The city has sued to repudiate the debt, arguing that it was illegally issued. Bond insurer Financial Guaranty Insurance Co. and the certificate trustee have countersued, saying they were duped into wrapping the deal.

The dispute is separate from the city's bankruptcy case, but its outcome could influence a key settlement between Detroit and FGIC.

The insurer is the last major holdout creditor in the Chapter 9 case, and is reportedly close to a settlement with the city. A deal would effectively secure full creditor support for the city's plan of confirmation.

U.S. Bankruptcy Judge Steven Rhodes held a hearing on the COPs dispute during a break in a trial on the confirmation plan. After the hour-long hearing, Rhodes said he would issue a ruling later. Such a ruling could influence the negotiations between the city and FGIC.

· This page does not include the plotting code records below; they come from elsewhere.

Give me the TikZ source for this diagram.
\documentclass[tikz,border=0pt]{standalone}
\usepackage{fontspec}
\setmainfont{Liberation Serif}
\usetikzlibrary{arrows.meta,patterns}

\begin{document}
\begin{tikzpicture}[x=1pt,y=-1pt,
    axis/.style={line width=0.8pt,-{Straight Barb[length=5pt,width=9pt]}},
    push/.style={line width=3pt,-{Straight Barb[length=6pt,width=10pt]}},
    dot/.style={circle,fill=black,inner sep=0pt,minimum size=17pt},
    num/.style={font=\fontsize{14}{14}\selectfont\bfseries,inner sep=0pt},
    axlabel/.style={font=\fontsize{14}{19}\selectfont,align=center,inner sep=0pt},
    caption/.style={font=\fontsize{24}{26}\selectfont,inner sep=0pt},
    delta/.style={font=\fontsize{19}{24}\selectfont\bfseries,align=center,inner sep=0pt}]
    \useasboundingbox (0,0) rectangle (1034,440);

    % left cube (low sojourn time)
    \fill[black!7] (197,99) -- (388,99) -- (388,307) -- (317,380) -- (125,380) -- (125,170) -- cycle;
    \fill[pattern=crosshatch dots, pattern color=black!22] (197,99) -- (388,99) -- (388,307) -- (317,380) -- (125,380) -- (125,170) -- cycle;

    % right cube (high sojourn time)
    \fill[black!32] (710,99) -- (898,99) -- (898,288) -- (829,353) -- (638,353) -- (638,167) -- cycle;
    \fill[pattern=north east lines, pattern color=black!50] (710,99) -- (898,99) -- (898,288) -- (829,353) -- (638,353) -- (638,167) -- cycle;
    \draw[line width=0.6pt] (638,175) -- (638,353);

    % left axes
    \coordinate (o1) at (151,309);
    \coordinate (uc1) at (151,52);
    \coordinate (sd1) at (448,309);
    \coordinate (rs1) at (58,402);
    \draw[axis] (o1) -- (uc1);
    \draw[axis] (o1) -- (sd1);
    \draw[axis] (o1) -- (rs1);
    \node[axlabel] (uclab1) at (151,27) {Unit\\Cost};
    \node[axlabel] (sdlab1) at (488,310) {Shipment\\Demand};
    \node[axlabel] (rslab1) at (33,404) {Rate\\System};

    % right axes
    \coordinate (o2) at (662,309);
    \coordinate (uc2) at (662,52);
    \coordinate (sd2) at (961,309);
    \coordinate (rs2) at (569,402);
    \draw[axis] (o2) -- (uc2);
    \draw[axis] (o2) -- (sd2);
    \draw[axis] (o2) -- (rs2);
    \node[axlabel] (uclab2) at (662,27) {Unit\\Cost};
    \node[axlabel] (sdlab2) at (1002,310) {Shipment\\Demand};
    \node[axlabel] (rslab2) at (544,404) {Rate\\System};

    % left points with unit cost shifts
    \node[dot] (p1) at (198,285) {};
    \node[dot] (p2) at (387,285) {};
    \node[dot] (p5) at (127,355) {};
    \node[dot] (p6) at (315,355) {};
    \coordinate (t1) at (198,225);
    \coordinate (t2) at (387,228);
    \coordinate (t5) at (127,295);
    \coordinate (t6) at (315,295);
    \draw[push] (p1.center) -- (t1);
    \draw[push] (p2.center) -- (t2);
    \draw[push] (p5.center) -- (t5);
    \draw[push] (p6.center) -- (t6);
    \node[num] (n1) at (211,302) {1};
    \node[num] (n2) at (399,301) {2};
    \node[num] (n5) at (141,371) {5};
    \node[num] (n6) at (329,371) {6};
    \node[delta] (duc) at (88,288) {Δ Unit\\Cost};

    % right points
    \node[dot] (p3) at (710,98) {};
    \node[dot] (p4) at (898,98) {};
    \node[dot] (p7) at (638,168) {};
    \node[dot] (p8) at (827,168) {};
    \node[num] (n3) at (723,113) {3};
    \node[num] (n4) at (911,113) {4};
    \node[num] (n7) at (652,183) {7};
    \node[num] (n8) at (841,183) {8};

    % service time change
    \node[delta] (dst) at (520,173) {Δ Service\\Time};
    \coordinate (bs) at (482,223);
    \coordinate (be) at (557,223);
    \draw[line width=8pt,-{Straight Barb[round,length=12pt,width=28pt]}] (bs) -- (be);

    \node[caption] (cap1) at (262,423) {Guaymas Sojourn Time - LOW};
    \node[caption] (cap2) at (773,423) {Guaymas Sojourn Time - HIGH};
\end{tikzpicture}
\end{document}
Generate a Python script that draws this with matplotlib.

The city issued the debt in 2005 and 2006, using the proceeds to fund the city's two pension funds.

In January, six months into the city's bankruptcy, Detroit filed a lawsuit claiming that the COPs issuance was illegal because it was structured as certificates of participations to deliberately avoid state-imposed debt limits.

FGIC, which wraps $1.1 billion of the $1.5 billion claim, and Wilmington Bank, the trustee, filed a series of counterclaims in August, asking Rhodes to dismiss the lawsuit, and saying if the city prevails, the insurer is owed damages for fraud, misrepresentation and unjust enrichment.

Detroit has since asked Rhodes to dismiss the counterclaims.

"This wasn't a favor to the city," Detroit's attorney Geoffrey Stewart from Jones Day told Rhodes, according to local reports from the courtroom. "This was an insider deal that benefited the banks." He said the city might not have gone into bankruptcy if not for the deal.

"Everyone knew it was aggressive," he said. "Everyone knew it was iffy."

Michigan law does not entitle investors who lent money outside legal debt limits to any repayment, Stewart argued.

FGIC attorney Ed Soto argued the insurer relied on good faith negotiations when the city presented legal opinions, including outside bond counsel and corporation counsel, in favor of the deal. The city even passed an ordinance approving the debt, attorneys said.

Detroit also did not inform FGIC that one major Detroit law firm - likely Miller Canfield Paddock and Stone PLC - questioned the legality of the transaction and refused to participate, according to FGIC's court briefs.

The deal in fact did benefit the city by funding its pension systems and was not responsible for pushing the city closer to bankruptcy, argued Paul Saint-Antoine, with Drinker Biddle & Reath LLP, on behalf of certificate trustee Wilmington Trust.

Rhodes asked Saint Antoine how the financing helped the city.

"With no path to solvency, what good does it do to substitute one debt for another?" the judge asked.

Saint Antoine said the deal helped the city meet its pension obligations.

An open and so far unaddressed question is whether, if the lawsuit proceeds and the city wins, the pension funds could be forced to disgorge the money.

UBS Financial Services Inc. was the book-running senior manager on the 2005 transaction. Robert W. Baird & Co. and Scott Balice Strategies worked as co-financial advisors. Lewis & Munday PC was certificate counsel. Mayer Brown Rowe and Maw worked as special tax counsel.

Siebert Brandford Shank & Co., LLC was a co-manager on the original sale.

Law firms Foster Swift Collins & Smith PC and Honigman Miller Schwartz and Cohn LLP also worked on the deal.